While the Opposition have been working closely on policies to give young people a linked partnership of opportunities—from school days and college through to further education, including for older learners—the gap between the two Departments has become a chasm. While they want to erect barriers, we want to build bridges. As my right hon. Friend the Leader of the Opposition said this week, we need a skills system that does not leave us a country where the 50% who do not go to university feel completely left out. We plan to build that new agenda with schools, young people, businesses and trade unions working to fashion new vocational training systems. My right hon. Friend has said it all: while the Government dither, we are stepping forward. I commend the motion.
I rise to propose that the House oppose the motion. We have had contributions of great passion, not least from the right hon. Members for Newcastle upon Tyne East (Mr Brown) and for Tottenham (Mr Lammy), both of whom supported fees in principle but wished that they were lower. They both generously set out where they agree with what the Government have done, not least on improved contact hours and the focus on employment outcomes, which surely must be crucial. I listened carefully to their points and welcome their constructive approach, particularly because each argued that, in this competitive world, having a first-rate university and further education sector is critical for our ability to compete in the world. I welcome many of their comments, but would go further. The right hon. Member for Newcastle upon Tyne East even said how he would pay to reduce fees. I will come to that in a moment.
That constructive approach was in sharp contrast to the contribution from Tristram Hunt, who is not in his place. He talked about application numbers, but did not point out that the number of 18-year-olds in the country is falling. We therefore have to look at the proportion of 18-year-olds applying. According to UCAS, the proportion applying this year was higher than in any year of the previous Labour Government. Every Opposition Member should remember that fact when listening to the anecdotal numbers. If there are fewer 18-year-olds, surely we should look at the proportion of them applying to university.
My hon. Friend Justin Tomlinson made a powerful speech and, in particular, celebrated studentfinance2012.com, which busts many of the myths sadly propagated by Opposition Members and instead points out what happens to students when they go to university, and when and how much they pay back. I commend the work of studentfinance2012.com. Indeed, I am sure that the fact that the proportion of applications is higher than in any year under the Labour Government is partly because students look at facilities and think very hard about how they are going to go to university.
Paul Blomfield argued strongly about social mobility. By contrast, I had a lot of respect for, but disagreed with, Pat Glass. She made an impassioned argument against fees, as did the hon. Gentleman. She also focused on the need to reform the GCSE system. She made an effective speech, and I agree that the GCSE exam system needs to be reformed.

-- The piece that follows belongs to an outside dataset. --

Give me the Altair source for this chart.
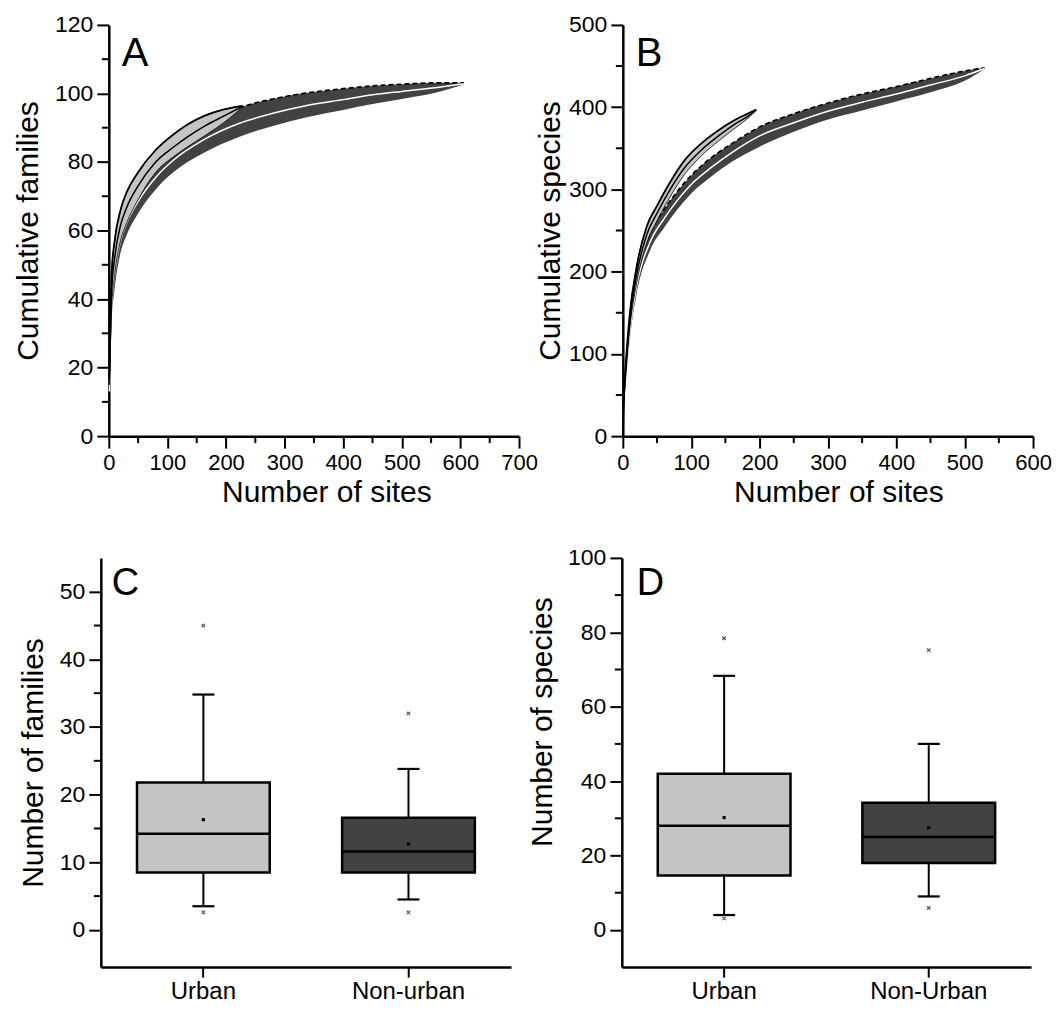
import altair as alt
import pandas as pd

# ---------------- Panel A: cumulative families ----------------
a_urb_sites = [1, 5, 10, 20, 30, 50, 80, 110, 135, 165, 195, 228]
a_urb_lower = [15, 38, 47, 57, 62, 69, 77, 81.5, 84.5, 87.8, 91.3, 96.0]
a_urb_mean = [16.5, 43, 52, 61.5, 66.5, 73, 80, 84.3, 87.4, 90.6, 93.3, 96.2]
a_urb_upper = [18, 48, 57, 66, 71, 77, 83.5, 88, 91, 93.6, 95.3, 96.4]

a_non_sites = [1, 5, 10, 20, 30, 50, 80, 110, 160, 223, 280, 336, 400, 450, 500, 564, 606]
a_non_lower = [12, 34, 43, 53.5, 58.5, 65, 72, 77, 82.5, 87.4, 90.5, 93, 95.2, 96.9, 98.4, 100.5, 102.6]
a_non_mean = [13, 38, 47, 57, 62, 68.5, 75.5, 80.5, 86.3, 91.3, 94.2, 96.4, 98.2, 99.6, 100.6, 101.8, 102.8]
a_non_upper = [14.2, 42.6, 51.6, 61, 66, 72.5, 79.5, 84.5, 90.7, 95.8, 98.4, 100.1, 101.4, 102.2, 102.7, 103.1, 103.1]

# ---------------- Panel B: cumulative species ----------------
b_urb_sites = [0, 1, 5, 10, 20, 35, 50, 70, 90, 115, 140, 165, 185, 195]
b_urb_lower = [0, 26, 81, 129, 185, 235, 262, 292, 318, 341, 359, 375, 388, 396]
b_urb_mean = [0, 30, 88, 138, 195, 245, 271, 301, 326, 348, 365, 380, 390, 396.5]
b_urb_upper = [0, 34, 95, 147, 205, 255, 280, 310, 335, 356, 372, 385, 393, 397]

b_non_sites = [0, 1, 5, 10, 20, 40, 60, 80, 100, 130, 160, 200, 250, 300, 350, 400, 450, 500, 529]
b_non_lower = [0, 23, 70, 116, 172, 226, 253, 276, 295, 316, 334, 352, 370, 385, 396, 407, 418, 432, 446]
b_non_mean = [0, 27, 78, 125, 182, 236, 264, 287, 306, 327, 345, 365, 381, 395, 406, 416, 427, 438, 447]
b_non_upper = [0, 31, 86, 134, 192, 246, 275, 298, 317, 339, 356, 376, 392, 405, 416, 425, 435, 444, 448]

# ---------------- Panel C: families per site ----------------
c_groups = ["Urban", "Non-urban"]
c_q1 = [8.5, 8.5]
c_q3 = [21.8, 16.6]
c_median = [14.2, 11.6]
c_mean = [16.3, 12.7]
c_whisk_lo = [3.5, 4.5]
c_whisk_hi = [34.8, 23.8]
c_out_hi = [45, 32]
c_out_lo = [2.6, 2.6]

# ---------------- Panel D: species per site ----------------
d_groups = ["Urban", "Non-Urban"]
d_q1 = [14.6, 18]
d_q3 = [42, 34.2]
d_median = [28, 25]
d_mean = [30.2, 27.5]
d_whisk_lo = [4, 9]
d_whisk_hi = [68.3, 50]
d_out_hi = [78.4, 75.2]
d_out_lo = [3.1, 5.9]

# tick values
a_x_major = [0, 100, 200, 300, 400, 500, 600, 700]
a_x_minor = [50, 150, 250, 350, 450, 550, 650]
a_y_major = [0, 20, 40, 60, 80, 100, 120]
a_y_minor = [10, 30, 50, 70, 90, 110]
b_x_major = [0, 100, 200, 300, 400, 500, 600]
b_x_minor = [50, 150, 250, 350, 450, 550]
b_y_major = [0, 100, 200, 300, 400, 500]
b_y_minor = [50, 150, 250, 350, 450]
c_y_major = [0, 10, 20, 30, 40, 50]
c_y_minor = [5, 15, 25, 35, 45]
d_y_major = [0, 20, 40, 60, 80, 100]
d_y_minor = [10, 30, 50, 70, 90]

LIGHT = "#c4c4c4"
DARK = "#424242"
FONT = "Liberation Sans"
W = 411
XMARK = "M -1 -1 L 1 1 M -1 1 L 1 -1"


def curve_panel(letter, urb, non, xdom, ydom, xmaj, xmin, ymaj, ymin, ytitle,
                H, title_x, ytitle_pad, shift=0):
    xs = alt.Scale(domain=xdom, nice=False, zero=False, range=[shift, W + shift])
    ys = alt.Scale(domain=ydom, nice=False, zero=False)
    xax = alt.Axis(values=xmaj, format="d", title="Number of sites",
                   titleX=title_x + shift, titlePadding=4, labelFontSize=22,
                   labelFlush=False)
    yax = alt.Axis(values=ymaj, format="d", title=ytitle, titlePadding=ytitle_pad,
                   offset=-shift, labelFlush=False)

    def X(f):
        return alt.X(f, type="quantitative", scale=xs, axis=xax)

    def Y(f):
        return alt.Y(f, type="quantitative", scale=ys, axis=yax)

    du = pd.DataFrame({"sites": urb[0], "lower": urb[1], "mean": urb[2], "upper": urb[3]})
    dn = pd.DataFrame({"sites": non[0], "lower": non[1], "mean": non[2], "upper": non[3]})

    non_area = alt.Chart(dn).mark_area(color=DARK, interpolate="monotone").encode(
        x=X("sites"), y=Y("lower"), y2="upper")
    non_up = alt.Chart(dn).mark_line(color="black", strokeWidth=1.6, strokeDash=[5, 3],
                                     interpolate="monotone").encode(x=X("sites"), y=Y("upper"))
    non_mean = alt.Chart(dn).mark_line(color="white", strokeWidth=1.5,
                                       interpolate="monotone").encode(x=X("sites"), y=Y("mean"))
    urb_area = alt.Chart(du).mark_area(color=LIGHT, stroke="black", strokeWidth=0.8,
                                       interpolate="monotone").encode(
        x=X("sites"), y=Y("lower"), y2="upper")
    urb_up = alt.Chart(du).mark_line(color="black", strokeWidth=1.8,
                                     interpolate="monotone").encode(x=X("sites"), y=Y("upper"))
    urb_mean = alt.Chart(du).mark_line(color="black", strokeWidth=1.5,
                                       interpolate="monotone").encode(x=X("sites"), y=Y("mean"))

    xminor = alt.Chart(pd.DataFrame({"sites": xmin})).mark_rule(color="black", strokeWidth=2).encode(
        x=X("sites"), y=alt.value(H), y2=alt.value(H + 7))
    yminor = alt.Chart(pd.DataFrame({"lower": ymin})).mark_rule(color="black", strokeWidth=2).encode(
        y=Y("lower"), x=alt.value(shift - 7), x2=alt.value(shift))
    lab = alt.Chart(pd.DataFrame({"t": [letter]})).mark_text(
        font=FONT, fontSize=40, align="left", baseline="alphabetic", color="black").encode(
        text="t:N", x=alt.value(13 + shift), y=alt.value(41))
    return alt.layer(non_area, non_up, non_mean, urb_area, urb_up, urb_mean,
                     xminor, yminor, lab).properties(width=W + shift, height=H)


def box_panel(letter, groups, q1, q3, med, mean, wlo, whi, olo, ohi, ydom, ymaj, ymin,
              ytitle, H, Wp, ytitle_pad, title_y=None, letter_x=12):
    d = pd.DataFrame({"group": groups, "q1": q1, "q3": q3, "med": med, "mean": mean,
                      "wlo": wlo, "whi": whi, "olo": olo, "ohi": ohi,
                      "color": [LIGHT, DARK]})
    xs = alt.Scale(domain=groups, paddingInner=0, paddingOuter=0)
    ys = alt.Scale(domain=ydom, nice=False, zero=False)
    xax = alt.Axis(title=None, labelAngle=0, labelFontSize=24, labelPadding=2, tickSize=10)
    yargs = dict(values=ymaj, format="d", title=ytitle, titlePadding=ytitle_pad,
                 labelFlush=False)
    if title_y is not None:
        yargs["titleY"] = title_y
    yax = alt.Axis(**yargs)

    def X():
        return alt.X("group", type="nominal", scale=xs, axis=xax, sort=groups)

    def Y(f):
        return alt.Y(f, type="quantitative", scale=ys, axis=yax)

    base = alt.Chart(d)
    w_hi = base.mark_rule(color="black", strokeWidth=2).encode(x=X(), y=Y("q3"), y2="whi")
    w_lo = base.mark_rule(color="black", strokeWidth=2).encode(x=X(), y=Y("wlo"), y2="q1")
    box = base.mark_bar(size=133, stroke="black", strokeWidth=2.5).encode(
        x=X(), y=Y("q1"), y2="q3", fill=alt.Fill("color:N", scale=None))
    medt = base.mark_tick(size=133, thickness=2.5, color="black", opacity=1).encode(x=X(), y=Y("med"))
    cap_hi = base.mark_tick(size=22, thickness=2.2, color="black", opacity=1).encode(x=X(), y=Y("whi"))
    cap_lo = base.mark_tick(size=22, thickness=2.2, color="black", opacity=1).encode(x=X(), y=Y("wlo"))
    meanp = base.mark_square(size=10, color="black", opacity=1).encode(x=X(), y=Y("mean"))
    o_hi = base.mark_point(shape=XMARK, size=12, filled=False, stroke="#555555", strokeWidth=1.2,
                           opacity=1).encode(x=X(), y=Y("ohi"))
    o_lo = base.mark_point(shape=XMARK, size=12, filled=False, stroke="#555555", strokeWidth=1.2,
                           opacity=1).encode(x=X(), y=Y("olo"))
    yminor = alt.Chart(pd.DataFrame({"q1": ymin})).mark_rule(color="black", strokeWidth=2).encode(
        y=Y("q1"), x=alt.value(-7), x2=alt.value(0))
    lab = alt.Chart(pd.DataFrame({"t": [letter]})).mark_text(
        font=FONT, fontSize=38, align="left", baseline="alphabetic", color="black").encode(
        text="t:N", x=alt.value(letter_x), y=alt.value(37))
    return alt.layer(w_hi, w_lo, box, medt, cap_hi, cap_lo, meanp, o_hi, o_lo,
                     yminor, lab).properties(width=Wp, height=H)


A = curve_panel("A", (a_urb_sites, a_urb_lower, a_urb_mean, a_urb_upper),
                (a_non_sites, a_non_lower, a_non_mean, a_non_upper),
                [0, 700], [0, 120], a_x_major, a_x_minor, a_y_major, a_y_minor,
                "Cumulative families", 412, 218, 11, shift=8)
B = curve_panel("B", (b_urb_sites, b_urb_lower, b_urb_mean, b_urb_upper),
                (b_non_sites, b_non_lower, b_non_mean, b_non_upper),
                [0, 600], [0, 500], b_x_major, b_x_minor, b_y_major, b_y_minor,
                "Cumulative species", 412, 216, 3)
C = box_panel("C", c_groups, c_q1, c_q3, c_median, c_mean, c_whisk_lo, c_whisk_hi,
              c_out_lo, c_out_hi, [-5.5, 55], c_y_major, c_y_minor,
              "Number of families", 410, 411, 11, letter_x=11)
D = box_panel("D", d_groups, d_q1, d_q3, d_median, d_mean, d_whisk_lo, d_whisk_hi,
              d_out_lo, d_out_hi, [-10, 100], d_y_major, d_y_minor,
              "Number of species", 410, 410, 10, title_y=164, letter_x=15)

top = alt.hconcat(A, B, spacing=104, bounds="flush")
bottom = alt.hconcat(C, D, spacing=111, bounds="flush")

chart = alt.vconcat(top, bottom, spacing=40).properties(
    padding={"left": 5, "top": 5, "right": 2, "bottom": 0}
).configure_view(stroke=None).configure_axis(
    domainColor="black", domainWidth=2.5, tickColor="black", tickWidth=2, tickSize=12,
    labelFont=FONT, labelFontSize=23, labelColor="black", labelPadding=4,
    titleFont=FONT, titleFontSize=30, titleFontWeight="normal", titleColor="black",
    grid=False
)

chart.save("out.html", embed_options={"renderer": "svg", "actions": False})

My hon. Friends the Members for Hertsmere (Mr Clappison) and for Reading East (Mr Wilson) focused on access, saying that universities should be free to make decisions about access. The Minister of State set out the duty to protect the rights of universities to select students. Les Ebdon’s comment that one poor student should be able to go to university for everyone in the top 20% is indeed a laudable aim. I agree with him about that, and I think broad education reforms will be needed, not least free schools, academies, the pupil premium and the focus on improving education throughout our system, including in schools, all of which will be important.

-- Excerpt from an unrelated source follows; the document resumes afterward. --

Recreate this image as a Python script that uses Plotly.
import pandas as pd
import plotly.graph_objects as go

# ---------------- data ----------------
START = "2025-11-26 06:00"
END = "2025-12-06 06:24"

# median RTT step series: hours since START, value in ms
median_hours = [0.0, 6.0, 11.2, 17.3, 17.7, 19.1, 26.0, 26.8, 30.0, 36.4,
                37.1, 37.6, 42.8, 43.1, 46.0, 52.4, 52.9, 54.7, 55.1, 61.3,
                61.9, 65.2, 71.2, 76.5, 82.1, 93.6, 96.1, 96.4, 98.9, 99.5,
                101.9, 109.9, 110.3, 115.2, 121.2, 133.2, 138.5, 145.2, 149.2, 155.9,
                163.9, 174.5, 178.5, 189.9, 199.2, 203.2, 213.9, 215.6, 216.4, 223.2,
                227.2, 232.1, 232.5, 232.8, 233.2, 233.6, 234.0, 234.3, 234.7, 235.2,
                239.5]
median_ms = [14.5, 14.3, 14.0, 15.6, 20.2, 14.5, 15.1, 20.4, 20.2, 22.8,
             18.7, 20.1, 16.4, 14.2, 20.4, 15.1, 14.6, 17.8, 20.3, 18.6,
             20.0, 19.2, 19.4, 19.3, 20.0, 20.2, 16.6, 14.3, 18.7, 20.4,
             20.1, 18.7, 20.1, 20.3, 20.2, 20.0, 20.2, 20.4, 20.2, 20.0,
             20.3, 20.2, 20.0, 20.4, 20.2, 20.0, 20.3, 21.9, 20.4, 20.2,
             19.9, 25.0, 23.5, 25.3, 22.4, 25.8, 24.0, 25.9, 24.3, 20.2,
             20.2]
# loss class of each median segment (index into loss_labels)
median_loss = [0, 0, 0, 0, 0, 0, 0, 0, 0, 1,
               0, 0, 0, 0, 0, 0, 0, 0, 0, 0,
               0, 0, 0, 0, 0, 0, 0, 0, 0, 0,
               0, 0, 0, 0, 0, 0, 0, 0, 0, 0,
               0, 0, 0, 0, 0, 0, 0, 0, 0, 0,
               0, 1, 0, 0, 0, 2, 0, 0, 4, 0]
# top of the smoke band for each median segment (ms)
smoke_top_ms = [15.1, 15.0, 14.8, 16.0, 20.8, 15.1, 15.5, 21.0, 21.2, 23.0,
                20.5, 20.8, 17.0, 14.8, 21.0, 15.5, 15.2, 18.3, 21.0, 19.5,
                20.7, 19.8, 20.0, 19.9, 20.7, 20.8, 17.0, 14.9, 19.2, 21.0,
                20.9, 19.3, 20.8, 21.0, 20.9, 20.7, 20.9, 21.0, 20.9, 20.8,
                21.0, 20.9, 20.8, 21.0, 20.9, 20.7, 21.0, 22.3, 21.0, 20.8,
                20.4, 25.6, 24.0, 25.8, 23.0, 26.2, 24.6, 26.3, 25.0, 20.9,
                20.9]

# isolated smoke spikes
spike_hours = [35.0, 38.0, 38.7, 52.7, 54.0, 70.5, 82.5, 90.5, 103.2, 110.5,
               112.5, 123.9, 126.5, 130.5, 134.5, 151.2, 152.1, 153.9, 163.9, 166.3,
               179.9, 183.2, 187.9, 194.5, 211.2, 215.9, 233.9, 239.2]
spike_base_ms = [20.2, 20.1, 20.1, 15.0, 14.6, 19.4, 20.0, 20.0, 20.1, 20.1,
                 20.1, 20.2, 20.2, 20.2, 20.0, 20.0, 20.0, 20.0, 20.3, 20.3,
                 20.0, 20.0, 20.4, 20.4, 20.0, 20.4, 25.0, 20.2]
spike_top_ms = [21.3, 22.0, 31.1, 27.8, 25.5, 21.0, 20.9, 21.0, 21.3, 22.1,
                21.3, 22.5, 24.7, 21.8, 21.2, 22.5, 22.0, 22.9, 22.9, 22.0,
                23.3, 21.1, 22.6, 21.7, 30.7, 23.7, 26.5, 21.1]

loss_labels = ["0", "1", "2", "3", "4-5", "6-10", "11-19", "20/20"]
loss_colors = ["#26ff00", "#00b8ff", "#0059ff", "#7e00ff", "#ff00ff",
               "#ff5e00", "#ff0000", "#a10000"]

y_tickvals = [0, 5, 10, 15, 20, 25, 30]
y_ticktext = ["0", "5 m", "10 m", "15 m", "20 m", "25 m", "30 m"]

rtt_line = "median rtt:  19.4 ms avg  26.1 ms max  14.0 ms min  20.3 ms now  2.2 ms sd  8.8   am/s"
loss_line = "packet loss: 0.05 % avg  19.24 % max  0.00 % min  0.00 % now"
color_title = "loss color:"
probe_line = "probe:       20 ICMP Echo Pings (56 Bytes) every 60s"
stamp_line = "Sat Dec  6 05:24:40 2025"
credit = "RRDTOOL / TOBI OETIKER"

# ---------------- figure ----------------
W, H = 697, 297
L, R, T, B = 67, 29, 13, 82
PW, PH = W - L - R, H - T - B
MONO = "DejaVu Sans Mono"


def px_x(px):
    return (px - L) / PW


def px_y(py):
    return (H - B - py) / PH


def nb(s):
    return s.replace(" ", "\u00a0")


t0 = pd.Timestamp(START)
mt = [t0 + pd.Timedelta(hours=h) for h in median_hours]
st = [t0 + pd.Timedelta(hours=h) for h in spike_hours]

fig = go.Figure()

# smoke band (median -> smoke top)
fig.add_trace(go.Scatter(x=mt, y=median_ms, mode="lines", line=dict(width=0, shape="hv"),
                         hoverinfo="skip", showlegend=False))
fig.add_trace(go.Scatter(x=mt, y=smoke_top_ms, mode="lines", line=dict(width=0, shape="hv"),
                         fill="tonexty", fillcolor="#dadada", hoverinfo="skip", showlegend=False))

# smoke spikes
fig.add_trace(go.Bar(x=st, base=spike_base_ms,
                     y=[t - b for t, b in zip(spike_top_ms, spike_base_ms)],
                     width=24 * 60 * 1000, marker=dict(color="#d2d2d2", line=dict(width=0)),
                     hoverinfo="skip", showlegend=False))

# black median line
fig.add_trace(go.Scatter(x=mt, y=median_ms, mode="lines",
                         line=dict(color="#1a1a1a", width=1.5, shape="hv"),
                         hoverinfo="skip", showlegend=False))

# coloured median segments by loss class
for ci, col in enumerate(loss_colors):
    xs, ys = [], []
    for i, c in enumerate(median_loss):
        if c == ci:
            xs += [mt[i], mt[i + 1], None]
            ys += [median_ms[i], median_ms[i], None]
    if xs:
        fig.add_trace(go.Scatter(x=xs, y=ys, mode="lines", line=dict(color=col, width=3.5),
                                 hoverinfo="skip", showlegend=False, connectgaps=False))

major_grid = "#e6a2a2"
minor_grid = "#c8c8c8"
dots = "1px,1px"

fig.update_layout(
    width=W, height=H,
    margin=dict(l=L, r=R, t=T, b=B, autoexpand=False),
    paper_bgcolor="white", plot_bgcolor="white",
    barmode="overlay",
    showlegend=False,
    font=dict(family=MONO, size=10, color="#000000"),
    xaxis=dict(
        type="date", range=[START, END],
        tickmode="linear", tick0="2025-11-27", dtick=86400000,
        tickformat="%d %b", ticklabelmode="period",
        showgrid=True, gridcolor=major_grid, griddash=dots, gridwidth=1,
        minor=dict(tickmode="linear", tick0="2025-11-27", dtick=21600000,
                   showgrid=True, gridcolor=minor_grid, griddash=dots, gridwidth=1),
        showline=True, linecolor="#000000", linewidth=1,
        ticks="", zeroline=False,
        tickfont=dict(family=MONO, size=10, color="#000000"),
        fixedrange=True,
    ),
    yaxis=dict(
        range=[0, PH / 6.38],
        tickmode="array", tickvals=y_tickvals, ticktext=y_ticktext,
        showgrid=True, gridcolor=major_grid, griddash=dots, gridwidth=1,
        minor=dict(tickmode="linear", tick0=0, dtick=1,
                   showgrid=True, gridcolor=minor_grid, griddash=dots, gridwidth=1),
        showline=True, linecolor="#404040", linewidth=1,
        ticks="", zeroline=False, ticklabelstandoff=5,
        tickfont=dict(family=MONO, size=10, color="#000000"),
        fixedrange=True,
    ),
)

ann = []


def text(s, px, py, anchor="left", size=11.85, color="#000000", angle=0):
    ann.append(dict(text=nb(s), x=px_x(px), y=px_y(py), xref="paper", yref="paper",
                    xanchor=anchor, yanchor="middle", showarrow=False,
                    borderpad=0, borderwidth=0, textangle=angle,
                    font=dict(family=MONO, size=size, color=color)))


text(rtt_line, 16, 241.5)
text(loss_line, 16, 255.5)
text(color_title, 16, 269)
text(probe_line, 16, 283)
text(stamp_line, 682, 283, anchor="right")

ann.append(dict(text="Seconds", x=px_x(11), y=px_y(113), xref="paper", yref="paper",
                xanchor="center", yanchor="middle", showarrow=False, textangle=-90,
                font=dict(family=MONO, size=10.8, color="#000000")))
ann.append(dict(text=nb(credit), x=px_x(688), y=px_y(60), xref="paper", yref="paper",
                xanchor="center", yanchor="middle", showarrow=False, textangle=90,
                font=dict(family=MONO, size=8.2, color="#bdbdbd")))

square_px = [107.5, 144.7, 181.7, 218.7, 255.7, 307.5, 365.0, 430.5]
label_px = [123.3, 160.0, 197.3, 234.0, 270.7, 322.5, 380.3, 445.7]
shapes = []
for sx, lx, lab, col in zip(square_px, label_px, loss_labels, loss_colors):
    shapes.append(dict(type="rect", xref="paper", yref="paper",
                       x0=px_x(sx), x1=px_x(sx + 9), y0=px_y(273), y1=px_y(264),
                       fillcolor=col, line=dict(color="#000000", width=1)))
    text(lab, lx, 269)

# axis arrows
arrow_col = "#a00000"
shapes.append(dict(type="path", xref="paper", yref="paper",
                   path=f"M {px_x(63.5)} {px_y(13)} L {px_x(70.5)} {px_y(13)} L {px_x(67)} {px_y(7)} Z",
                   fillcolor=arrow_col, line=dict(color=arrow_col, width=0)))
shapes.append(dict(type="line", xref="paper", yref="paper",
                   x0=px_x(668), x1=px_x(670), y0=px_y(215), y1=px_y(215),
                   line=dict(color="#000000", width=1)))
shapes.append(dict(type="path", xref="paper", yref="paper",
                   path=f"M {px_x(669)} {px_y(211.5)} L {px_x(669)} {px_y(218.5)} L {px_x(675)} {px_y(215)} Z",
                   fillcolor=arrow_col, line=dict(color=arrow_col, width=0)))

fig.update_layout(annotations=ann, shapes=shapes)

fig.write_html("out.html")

I am sorry, but if the hon. Gentleman had been here at the start of the wind-ups, I might have given way to him.
No, I am not giving way. If the hon. Gentleman will not come back for the wind-ups, he is not going to have another say.
Mr Bailey raised concerns about applications from low-income students and asked about FE loans. The shadow Minister, Mr Marsden—with whom I look forward very much to working—also made the argument about FE loans. Rather like with part-time students in HE, the FE loans policy will remove up-front costs. Following the package that was set out by my predecessor in July—which was welcomed by the Association of Colleges, as well as the hon. Gentleman and others—I very much look forward to working with him and the Chair of the Business, Innovation and Skills Committee on the design of the package, and to talking to him about it soon.
Mr Thomas argued against profit-making universities.
I will give way to people who were here for the start of the winding-up speeches, but not those who make a speech and then do not come back.
Order. The Minister is clearly not giving way. I think that much we have established.
It was very clear.
My hon. Friends the Members for Burnley (Gordon Birtwistle) and for Mid Derbyshire (Pauline Latham) effectively made the case that we all have a responsibility to let everybody know that no one will pay a penny in their fees until they are earning over £21,000. Let that message go out from here. My hon. Friend the Member for Burnley was typically passionate, and my hon. Friend the Member for Mid Derbyshire showed strong support for Derby university and for apprenticeships.
Finally, in the short amount of time available to me, let me say that Government Members faced up to the difficult challenges of funding higher education. However, we do not know what the Opposition stand for. It is like a multiple-choice question. Which is the answer? Is it the graduate tax? We know that the Leader of the Opposition is in favour of a graduate tax because he said:
“I want to have a graduate tax.”
Or is the answer lower fees, paid for by axing bursaries and access schemes and by cutting courses—
Question accordingly negatived.
Question put forthwith (
Question agreed to.
Main Question, as amended, put and agreed to .
That this House congratulates all those who have recently achieved their educational qualifications; notes the number of
full-time higher education students in 2012 is expected to be higher than in any year under the previous administration; believes that the pupil premium, which is designed to raise the attainment of pupils from low-income households, represents a powerful mechanism for widening participation in higher education; welcomes the increased spending on widening participation in higher education, including the higher maintenance grants, the National Scholarship Programme and the extension of tuition loans to part-time students; further notes the Institute for Fiscal Studies’ recent finding that the new student finance system “is actually more progressive than its predecessor: the poorest 29 per cent of graduates will be better off under the new system”; supports the extra information provided to prospective students through the student finance tour and the Key Information Set; further supports the efforts being made to ensure the best possible match between students and institutions, with one-quarter of all undergraduate places removed from centralised number controls; and congratulates the Government for working with employers to deliver an unprecedented increase in apprenticeships, with 800,000 new starts since September 2010.